In general, we still need to address a few special cases to solve arbitrary LPs.

We have assumed that we have a valid solution at the beginning.

In our case, that was $x=0$, meaning the basis consisted only of slack variables.

However, it might be that $x=0$ is not valid:

\[ - x_1 \leq - 400 \]

(We need to produce at least 400g of dough A)

How do we obtain an initially valid solution?

We can introduce an auxiliary variable $z' \geq 0$ with $-x_1 - z' = -400$.

Then we first search for a solution that only minimizes the values of $z'$.

Searching for the valid starting solution is called Phase 1 of the Simplex Algorithm and is potentially as time-consuming as Phase 2.

It might happen that we cannot find a valid starting solution (i.e., $z' > 0$ remains).

Then the LP is infeasible.

Example

\[ \begin{aligned} \max \quad & x_1\\ \text{subject to} \quad & x_1 \leq 10 \\ & - x_1 \leq -12 \\ & x \geq 0 \\ \end{aligned} \]

There is another special case:

\[ \begin{aligned} \max \quad & x_1\\ \text{subject to} \quad & - x_1 \leq -12 \\ & x \geq 0 \\ \end{aligned} \]

The solution is unbounded.

We can notice this case in the Simplex when we cannot find a column to leave the basis because all $\bar S_{j i} < 0$.

In practice, "degenerate" vertices can cause problems:

Here, infinite loops can occur. Good pivot rules and numerical tricks can help avoid this in practice.

The most expensive step in the Simplex method is the computation of $S_B^{-1}$.

The trick is not to recalculate the inverse at every step, but only to make updates.

For example, through LU decomposition and Forrest-Tomlin updates

Lower Triangular Matrix (L)

A (square) matrix that has entries only on or below the diagonal:

\[ L = \begin{bmatrix} l_{11} & 0 & 0 & \dots & 0 \\ l_{21} & l_{22} & 0 & \dots & 0 \\ l_{31} & l_{32} & l_{33} & \dots & 0 \\ \vdots & \vdots & \vdots & \ddots & \vdots \\ l_{n1} & l_{n2} & l_{n3} & \dots & l_{nn} \end{bmatrix} \]
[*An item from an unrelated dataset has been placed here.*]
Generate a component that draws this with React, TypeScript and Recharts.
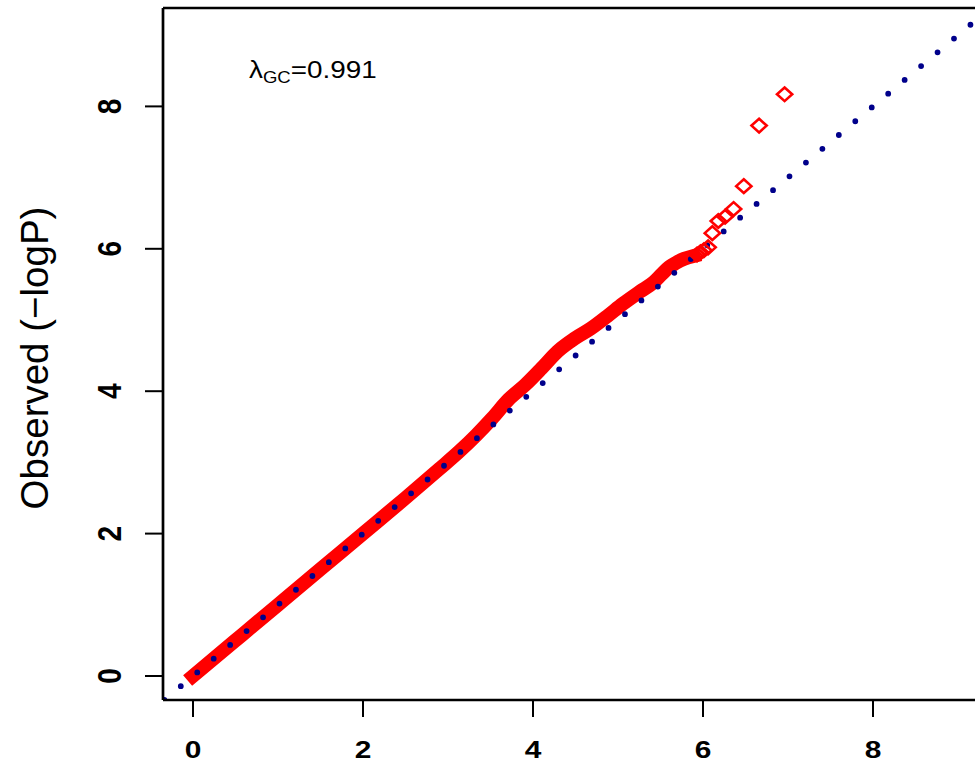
import { ComposedChart, Line, Scatter, XAxis, YAxis, ReferenceLine } from "recharts";

// observed vs expected -log10(P), dense part of the cloud (drawn as a band)
const bandExpected = [0, 0.5, 1.0, 1.5, 2.0, 2.5, 2.9, 3.13, 3.33, 3.52, 3.71, 3.91, 4.1, 4.29, 4.49, 4.68, 4.87, 5.06, 5.26, 5.42, 5.52, 5.6, 5.68, 5.78, 5.89];
const bandObserved = [0, 0.5, 1.0, 1.5, 2.0, 2.5, 2.91, 3.15, 3.38, 3.62, 3.88, 4.09, 4.32, 4.56, 4.74, 4.88, 5.05, 5.23, 5.4, 5.53, 5.65, 5.74, 5.8, 5.86, 5.9];

// top-ranked SNPs, drawn one by one
const tailExpected = [5.93, 5.97, 6.01, 6.06, 6.11, 6.18, 6.26, 6.36, 6.48, 6.66, 6.96];
const tailObserved = [5.92, 5.95, 5.98, 6.02, 6.22, 6.39, 6.45, 6.56, 6.88, 7.73, 8.17];

// y = x reference
const diagX = [-0.3371, 9.7];

const xTicks = [0, 2, 4, 6, 8];
const yTicks = [0, 2, 4, 6, 8];
const lambdaGC = "0.991";

const X_DOMAIN: [number, number] = [-0.3529, 9.6];
const Y_DOMAIN: [number, number] = [-0.3371, 9.382];

const band = bandExpected.map((x, i) => ({ x, y: bandObserved[i] }));
const tail = tailExpected.map((x, i) => ({ x, y: tailObserved[i] }));
const diag = diagX.map((x) => ({ x, y: x }));

const FONT = "'Liberation Sans', Arial, Helvetica, sans-serif";

function Diamond(props: any) {
  const { cx, cy } = props;
  if (cx == null || cy == null) return null;
  const w = 7.6;
  const h = 6.8;
  return (
    <polygon
      points={`${cx},${cy - h} ${cx + w},${cy} ${cx},${cy + h} ${cx - w},${cy}`}
      fill="none"
      stroke="#ff0000"
      strokeWidth={2.6}
      strokeLinejoin="miter"
    />
  );
}

function XTick({ x, y, payload }: any) {
  return (
    <text
      transform={`translate(${x},${y + 39}) scale(1.3,1)`}
      textAnchor="middle"
      fontFamily={FONT}
      fontWeight="bold"
      fontSize={23}
      fill="#000"
    >
      {payload.value}
    </text>
  );
}

function YTick({ x, y, payload }: any) {
  return (
    <text
      transform={`translate(${x - 22.5},${y}) scale(1.2,1) rotate(-90)`}
      textAnchor="middle"
      fontFamily={FONT}
      fontWeight="bold"
      fontSize={28}
      fill="#000"
    >
      {payload.value}
    </text>
  );
}

export default function App() {
  return (
    <div
      style={{
        position: "fixed",
        left: 0,
        top: 0,
        width: 975,
        height: 767,
        overflow: "hidden",
        background: "#fff",
      }}
    >
      <ComposedChart width={1020} height={767} margin={{ top: 8, right: 11, bottom: 0, left: 0 }}>
        <XAxis
          type="number"
          dataKey="x"
          domain={X_DOMAIN}
          allowDataOverflow
          ticks={xTicks}
          height={67}
          tickSize={17}
          tick={<XTick />}
          axisLine={{ stroke: "#000", strokeWidth: 2.5 }}
          tickLine={{ stroke: "#000", strokeWidth: 2 }}
        />
        <YAxis
          type="number"
          dataKey="y"
          domain={Y_DOMAIN}
          allowDataOverflow
          ticks={yTicks}
          width={163}
          tickSize={18}
          tick={<YTick />}
          axisLine={{ stroke: "#000", strokeWidth: 2.7 }}
          tickLine={{ stroke: "#000", strokeWidth: 2 }}
        />
        <ReferenceLine y={Y_DOMAIN[1]} stroke="#000" strokeWidth={2.5} />

        {/* dense part of the observed quantiles */}
        <Line
          data={band}
          dataKey="y"
          type="monotone"
          stroke="#ff0000"
          strokeWidth={14}
          strokeLinecap="square"
          strokeLinejoin="round"
          dot={false}
          activeDot={false}
          isAnimationActive={false}
        />
        <Scatter data={tail} dataKey="y" shape={<Diamond />} isAnimationActive={false} />

        {/* expected line, dotted */}
        <Line
          data={diag}
          dataKey="y"
          type="linear"
          stroke="#00008b"
          strokeWidth={5.8}
          strokeDasharray="0 21.46"
          strokeLinecap="round"
          dot={false}
          activeDot={false}
          isAnimationActive={false}
        />

        <text transform="translate(48,358) rotate(-90)" textAnchor="middle" fontFamily={FONT} fontSize={38.5} fill="#000">
          Observed (−logP)
        </text>
        <text transform="translate(249,78) scale(1.16,1)" fontFamily={FONT} fontSize={24} fill="#000">
          λ
          <tspan fontSize={16} dy={5}>
            GC
          </tspan>
          <tspan dy={-5}>={lambdaGC}</tspan>
        </text>
      </ComposedChart>
    </div>
  );
}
Suppose we want to solve $Lx = b$.

\[ \begin{align*} &l_{11} x_1 &= b_1 \\ &l_{21} x_1 + l_{22} x_2 &= b_2 \\ &l_{31} x_1 + l_{32} x_2 + l_{33} x_3 &= b_3 \\ &\vdots \\ &l_{n1} x_1 + l_{n2} x_2 + l_{n3} x_3 + \dots + l_{nn} x_n &= b_n \end{align*} \]

Solving for $x_1$ is simple: \[ x_1 = \frac{b_1}{l_{11}} \]

Once we know $x_1$, solving for $x_2$ is also simple:

\[ x_2 = \frac{b_2 - l_{21} x_1}{l_{22}} \]

We can quickly solve the entire system of equations analogously.

An LU decomposition of a matrix is the division of the matrix into a Lower Triangular Matrix (L) and an Upper Triangular Matrix (U)

\[ \begin{bmatrix} a_{11} & a_{12} & a_{13} & \dots & a_{1n} \\ a_{21} & a_{22} & a_{23} & \dots & a_{2n} \\ a_{31} & a_{32} & a_{33} & \dots & a_{3n} \\ \vdots & \vdots & \vdots & \ddots & \vdots \\ a_{n1} & a_{n2} & a_{n3} & \dots & a_{nn} \end{bmatrix} = \begin{bmatrix} l_{11} & 0 & 0 & \dots & 0 \\ l_{21} & l_{22} & 0 & \dots & 0 \\ l_{31} & l_{32} & l_{33} & \dots & 0 \\ \vdots & \vdots & \vdots & \ddots & \vdots \\ l_{n1} & l_{n2} & l_{n3} & \dots & l_{nn} \end{bmatrix} \begin{bmatrix} u_{11} & u_{12} & u_{13} & \dots & u_{1n} \\ 0 & u_{22} & u_{23} & \dots & u_{2n} \\ 0 & 0 & u_{33} & \dots & u_{3n} \\ \vdots & \vdots & \vdots & \ddots & \vdots \\ 0 & 0 & 0 & \dots & u_{nn} \end{bmatrix} \]

We can now quickly solve the system of equations $Ax = b$:

  • Solving $Ly = b$ is easy.
  • Similarly, solving $Ux = y$ is easy.
  • This gives us the solution for $LUx = b$
    and thus for $Ax = b$.

Once we have an LU decomposition and only one row and one column changes in the original matrix, the decomposition can be updated with little effort.